StatisticsCollection¶

StatisticsCollection is an abstraction of statistics collectors.

Contract¶

Data Schema¶

dataSchema: StructType

Schema (StructType) of the data files

Used when:

StatisticsCollection is requested for the statCollectionSchema and the statsSchema

Maximum Number of Indexed Columns¶

numIndexedCols: Int

Maximum number of leaf columns to collect stats on

Used when:

StatisticsCollection is requested for statCollectionSchema and to collectStats

SparkSession¶

spark: SparkSession

Used when:

StatisticsCollection is requested for statsCollector and statsSchema

Implementations¶

statsSchema¶

statsSchema: StructType

statsSchema...FIXME

statsSchema is used when:

DataSkippingReaderBase is requested for getStatsColumnOpt, withStatsInternal0, getStatsColumnOpt

statsCollector Column¶

statsCollector: Column

statsCollector takes the value of the spark.databricks.io.skipping.stringPrefixLength configuration property.

statsCollector creates a Column with stats name to be a struct of the following:

count(*) as numRecords
collectStats as minValues
collectStats as maxValues
collectStats as nullCount

Lazy Value

statsCollector is a Scala lazy value to guarantee that the code to initialize it is executed once only (when accessed for the first time) and the computed value never changes afterwards.

Learn more in the Scala Language Specification.

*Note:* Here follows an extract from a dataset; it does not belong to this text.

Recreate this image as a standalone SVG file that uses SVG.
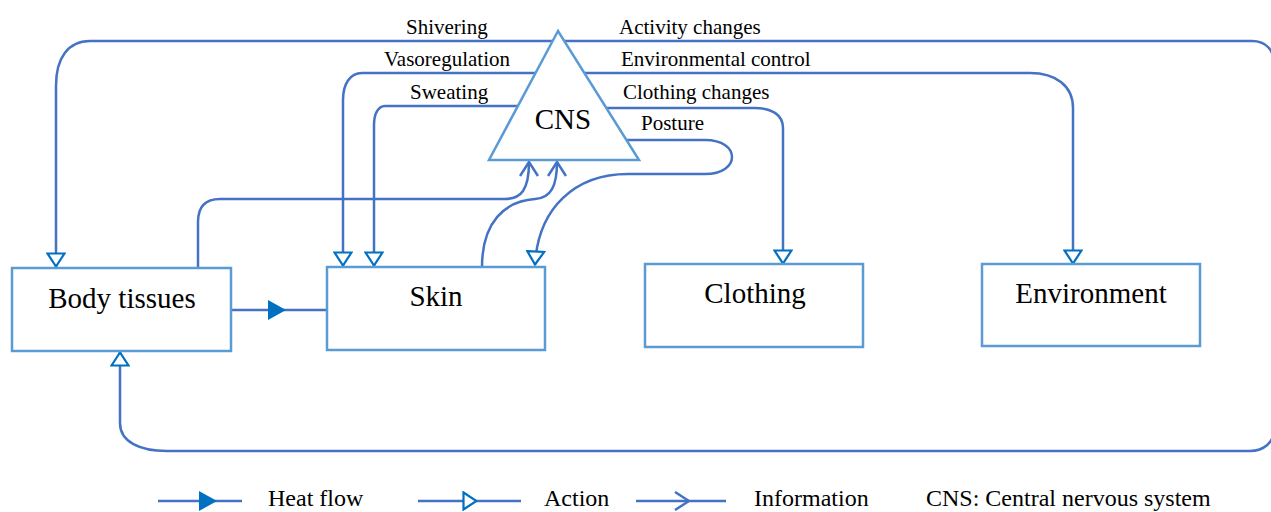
<svg xmlns="http://www.w3.org/2000/svg" width="1271" height="512" viewBox="0 0 1271 512">
<style>
.ln{fill:none;stroke:#4472C4;stroke-width:2.5}
.box{fill:#ffffff;stroke:#5B9BD5;stroke-width:2.5}
.big{font-family:"Liberation Serif","Times New Roman",serif;font-size:29px;fill:#000;text-anchor:middle}
.sm{font-family:"Liberation Serif","Times New Roman",serif;font-size:21px;fill:#000}
.lg{font-family:"Liberation Serif","Times New Roman",serif;font-size:24px;fill:#000}
</style>
<defs>
<marker id="act" viewBox="0 0 16 20" refX="15" refY="10" markerWidth="16" markerHeight="20" orient="auto" markerUnits="userSpaceOnUse">
<path d="M1.5,1.5 L14.5,10 L1.5,18.5 Z" fill="#ffffff" stroke="#0070C0" stroke-width="2.2"/>
</marker>
<marker id="heat" viewBox="0 0 18 20" refX="18" refY="10" markerWidth="18" markerHeight="20" orient="auto" markerUnits="userSpaceOnUse">
<path d="M0,0 L18,10 L0,20 Z" fill="#0070C0"/>
</marker>
<marker id="info" viewBox="0 0 16 20" refX="15" refY="10" markerWidth="16" markerHeight="20" orient="auto" markerUnits="userSpaceOnUse">
<path d="M1,1 L15,10 L1,19" fill="none" stroke="#4472C4" stroke-width="2.5"/>
</marker>
</defs>
<rect width="1271" height="512" fill="#ffffff"/>
<g id="connectors">
<!-- Shivering -->
<path class="ln" d="M556,41 L90,41 C68,41 56,58 56,86 L56,267" marker-end="url(#act)"/>
<!-- Activity changes loop to body tissues bottom -->
<path class="ln" d="M560,41 L1252,41 C1266,41 1274,50 1274,64 L1274,430 C1274,442 1264,451 1250,451 L167,451 C140,451 120,442 120,423 L120,352" marker-end="url(#act)"/>
<!-- Vasoregulation -->
<path class="ln" d="M545,73 L362,73 C350,73 343,84 343,100 L343,266" marker-end="url(#act)"/>
<!-- Sweating -->
<path class="ln" d="M530,106 L385,106 C378,106 374,114 374,125 L374,266" marker-end="url(#act)"/>
<!-- Environmental control -->
<path class="ln" d="M570,73 L1030,73 C1056,73 1073,86 1073,108 L1073,264" marker-end="url(#act)"/>
<!-- Clothing changes -->
<path class="ln" d="M590,108 L755,108 C772,108 783,115 783,128 L783,264" marker-end="url(#act)"/>
<!-- Posture -->
<path class="ln" d="M600,140 L705,140 C741,140 741,174 705,174 L628,174 C575,174 538,208 535,265" marker-end="url(#act)"/>
<!-- Body tissues to CNS -->
<path class="ln" d="M198,268 L198,222 C198,207 205,199 220,199 L505,199 C521,199 529,190 529,162" marker-end="url(#info)"/>
<!-- Skin to CNS -->
<path class="ln" d="M482,267 C482,222 505,201 535,199 C551,198 557,186 557,162" marker-end="url(#info)"/>
<!-- Heat flow body tissues to skin -->
<path class="ln" d="M231,310 L286,310" marker-end="url(#heat)"/>
<path class="ln" d="M286,310 L327,310"/>
</g>
<g id="cns">
<path d="M558,31 L489,160 L639,160 Z" fill="#ffffff" stroke="#5B9BD5" stroke-width="2.5" stroke-linejoin="miter"/>
<text class="big" x="563" y="129">CNS</text>
</g>
<g id="body-tissues">
<rect class="box" x="12" y="268" width="219" height="83"/>
<text class="big" x="122" y="308">Body tissues</text>
</g>
<g id="skin">
<rect class="box" x="327" y="267" width="218" height="83"/>
<text class="big" x="436" y="306">Skin</text>
</g>
<g id="clothing">
<rect class="box" x="645" y="264" width="218" height="83"/>
<text class="big" x="755" y="303">Clothing</text>
</g>
<g id="environment">
<rect class="box" x="982" y="264" width="218" height="82"/>
<text class="big" x="1091" y="303">Environment</text>
</g>
<g id="labels">
<text class="sm" x="406" y="34">Shivering</text>
<text class="sm" x="384" y="66">Vasoregulation</text>
<text class="sm" x="410" y="99">Sweating</text>
<text class="sm" x="619" y="34">Activity changes</text>
<text class="sm" x="621" y="66">Environmental control</text>
<text class="sm" x="623" y="99">Clothing changes</text>
<text class="sm" x="641" y="130">Posture</text>
</g>
<g id="legend">
<path class="ln" d="M158,501 L217,501" marker-end="url(#heat)"/>
<path class="ln" d="M217,501 L242,501"/>
<text class="lg" x="268" y="506">Heat flow</text>
<path class="ln" d="M418,501 L477,501" marker-end="url(#act)"/>
<path class="ln" d="M477,501 L521,501"/>
<text class="lg" x="544" y="506">Action</text>
<path class="ln" d="M636,501 L689,501" marker-end="url(#info)"/>
<path class="ln" d="M689,501 L726,501"/>
<text class="lg" x="754" y="506">Information</text>
<text class="lg" x="926" y="506">CNS: Central nervous system</text>
</g>
</svg>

statsCollector is used when:

OptimisticTransactionImpl is requested for the stats collector column (of the table at the snapshot within this transaction)
TransactionalWrite is requested to writeFiles
StatisticsCollection is requested for statsSchema

collectStats¶

collectStats(
  name: String,
  schema: StructType)(
  function: PartialFunction[(Column, StructField), Column]): Column

collectStats...FIXME

statCollectionSchema¶

statCollectionSchema: StructType

For the number of leaf columns to collect stats on greater than or equal 0, statCollectionSchema truncate the dataSchema. Otherwise, statCollectionSchema returns the dataSchema intact.

Lazy Value

statCollectionSchema is a Scala lazy value to guarantee that the code to initialize it is executed once only (when accessed for the first time) and the computed value never changes afterwards.

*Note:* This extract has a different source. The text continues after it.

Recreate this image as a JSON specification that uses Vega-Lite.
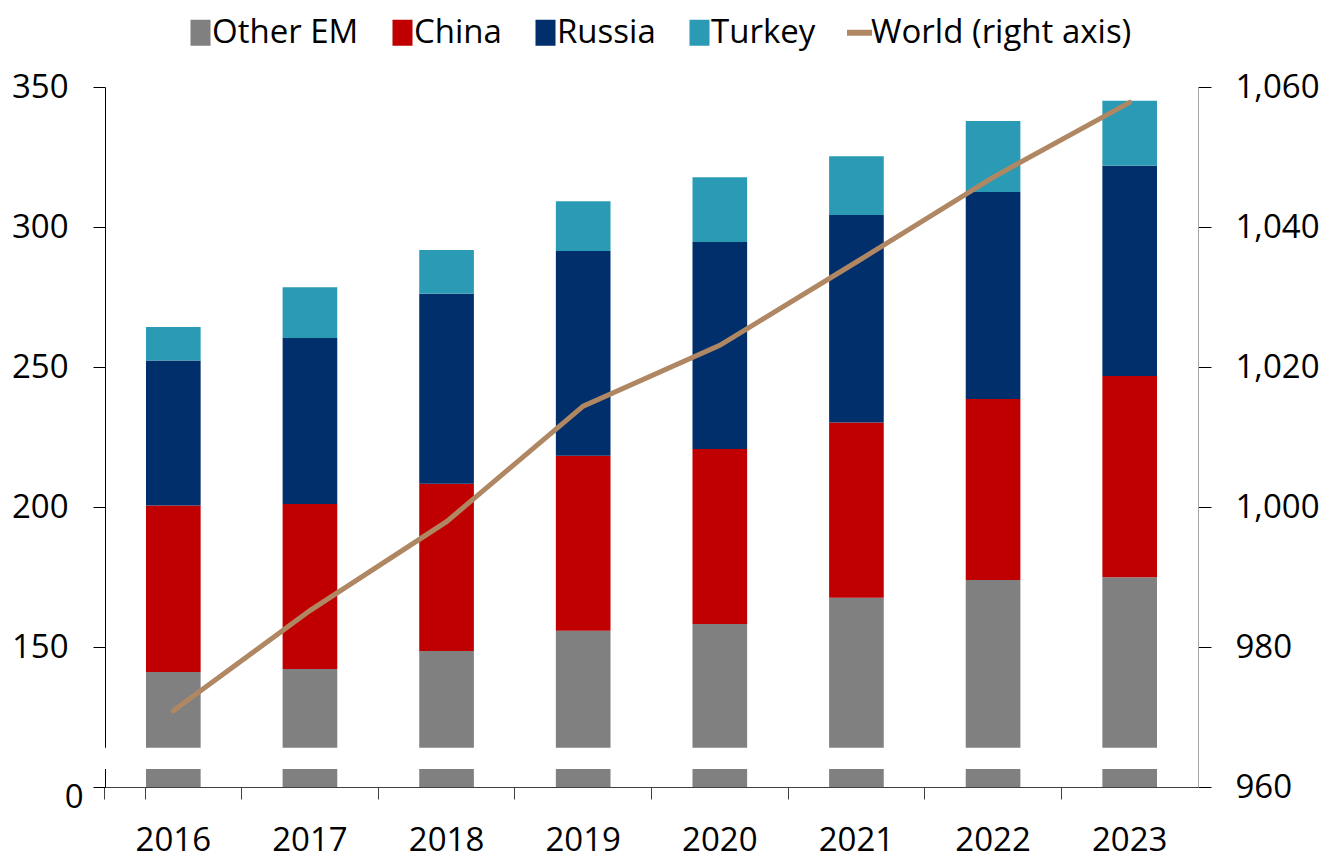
{
  "$schema": "https://vega.github.io/schema/vega-lite/v6.json",
  "width": 1093,
  "height": 700,
  "autosize": {"type": "none"},
  "padding": {"left": 105, "top": 87, "right": 134, "bottom": 79},
  "background": "white",
  "config": {
    "view": {"stroke": null},
    "font": "Open Sans",
    "axis": {"labelFont": "Open Sans", "labelFontSize": 33, "labelColor": "black", "grid": false, "title": null}
  },
  "datasets": {
    "bars": [
      {"year": "2016", "series": "Other EM", "value": 141.1},
      {"year": "2016", "series": "China", "value": 59.4},
      {"year": "2016", "series": "Russia", "value": 51.8},
      {"year": "2016", "series": "Turkey", "value": 12.0},
      {"year": "2017", "series": "Other EM", "value": 142.1},
      {"year": "2017", "series": "China", "value": 59.0},
      {"year": "2017", "series": "Russia", "value": 59.3},
      {"year": "2017", "series": "Turkey", "value": 18.1},
      {"year": "2018", "series": "Other EM", "value": 148.6},
      {"year": "2018", "series": "China", "value": 59.7},
      {"year": "2018", "series": "Russia", "value": 67.9},
      {"year": "2018", "series": "Turkey", "value": 15.6},
      {"year": "2019", "series": "Other EM", "value": 155.8},
      {"year": "2019", "series": "China", "value": 62.5},
      {"year": "2019", "series": "Russia", "value": 73.1},
      {"year": "2019", "series": "Turkey", "value": 17.8},
      {"year": "2020", "series": "Other EM", "value": 158.2},
      {"year": "2020", "series": "China", "value": 62.5},
      {"year": "2020", "series": "Russia", "value": 73.9},
      {"year": "2020", "series": "Turkey", "value": 23.2},
      {"year": "2021", "series": "Other EM", "value": 167.6},
      {"year": "2021", "series": "China", "value": 62.6},
      {"year": "2021", "series": "Russia", "value": 74.1},
      {"year": "2021", "series": "Turkey", "value": 21.0},
      {"year": "2022", "series": "Other EM", "value": 173.9},
      {"year": "2022", "series": "China", "value": 64.7},
      {"year": "2022", "series": "Russia", "value": 73.9},
      {"year": "2022", "series": "Turkey", "value": 25.4},
      {"year": "2023", "series": "Other EM", "value": 174.9},
      {"year": "2023", "series": "China", "value": 71.9},
      {"year": "2023", "series": "Russia", "value": 75.1},
      {"year": "2023", "series": "Turkey", "value": 23.2}
    ],
    "world": [
      {"year": "2016", "world": 970.9},
      {"year": "2017", "world": 985.2},
      {"year": "2018", "world": 997.9},
      {"year": "2019", "world": 1014.4},
      {"year": "2020", "world": 1023.1},
      {"year": "2021", "world": 1035.0},
      {"year": "2022", "world": 1047.1},
      {"year": "2023", "world": 1057.8}
    ]
  },
  "layer": [
    {
      "layer": [
        {
          "data": {"name": "bars"},
          "transform": [
            {"calculate": "indexof(['Other EM', 'China', 'Russia', 'Turkey'], datum.series)", "as": "stack_rank"}
          ],
          "mark": {"type": "bar"},
          "encoding": {
            "x": {
              "field": "year", "type": "ordinal",
              "scale": {"paddingInner": 0.6, "paddingOuter": 0.3},
              "axis": {"labelAngle": 0, "bandPosition": -0.75, "tickExtra": true, "tickSize": 12, "labelPadding": 25,
                       "domainColor": "#404040", "tickColor": "#404040"}
            },
            "y": {
              "field": "value", "type": "quantitative", "stack": "zero",
              "scale": {"domain": [100, 350], "clamp": true, "zero": false, "nice": false},
              "axis": {
                "orient": "left", "values": [100, 150, 200, 250, 300, 350],
                "labelExpr": "datum.value === 100 ? '0' : datum.label",
                "tickSize": 12, "domainColor": "black", "tickColor": "black",
                "labelPadding": {"condition": {"test": "datum.value === 100", "value": 10}, "value": 25},
                "labelOffset": {"condition": {"test": "datum.value === 100", "value": 10}, "value": 0}
              }
            },
            "order": {"field": "stack_rank", "type": "quantitative", "sort": "ascending"},
            "color": {
              "field": "series", "type": "nominal",
              "scale": {
                "domain": ["Other EM", "China", "Russia", "Turkey", "World (right axis)"],
                "range": ["#808080", "#C00000", "#002F6C", "#2B9BB5", "#B08763"]
              },
              "legend": {
                "orient": "none", "legendX": 79, "legendY": -71, "direction": "horizontal",
                "title": null, "labelFont": "Open Sans", "labelFontSize": 33, "labelColor": "black",
                "labelLimit": 400, "symbolSize": 676, "symbolStrokeWidth": 0, "symbolOpacity": 1,
                "labelOffset": -5, "columnPadding": 27, "padding": 0,
                "encode": {"symbols": {"update": {"shape": {
                  "signal": "datum.value === 'World (right axis)' ? 'M-0.96,-0.23H0.96V0.23H-0.96Z' : 'M-0.77,-1H0.77V1H-0.77Z'"
                }}}}
              }
            }
          }
        },
        {
          "data": {"values": [{}]},
          "mark": {"type": "rect", "color": "white"},
          "encoding": {
            "y": {"datum": 106.4, "type": "quantitative"},
            "y2": {"datum": 114.0}
          }
        }
      ]
    },
    {
      "data": {"name": "world"},
      "mark": {"type": "line", "color": "#B08763", "strokeWidth": 5, "strokeCap": "round"},
      "encoding": {
        "x": {"field": "year", "type": "ordinal"},
        "y": {
          "field": "world", "type": "quantitative",
          "scale": {"domain": [960, 1060], "zero": false, "nice": false},
          "axis": {
            "orient": "right", "values": [960, 980, 1000, 1020, 1040, 1060], "format": ",d",
            "tickSize": 13, "labelPadding": 24, "domainColor": "#A6A6A6", "tickColor": "black", "zindex": 1
          }
        }
      }
    }
  ],
  "resolve": {"scale": {"y": "independent"}}
}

Learn more in the Scala Language Specification.

truncateSchema¶

truncateSchema(
  schema: StructType,
  indexedCols: Int): (StructType, Int)

truncateSchema...FIXME

Recomputing Statistics¶

recompute(
  spark: SparkSession,
  deltaLog: DeltaLog,
  predicates: Seq[Expression] = Seq(Literal(true)),
  fileFilter: AddFile => Boolean = af => true): Unit

recompute...FIXME

recompute seems unused.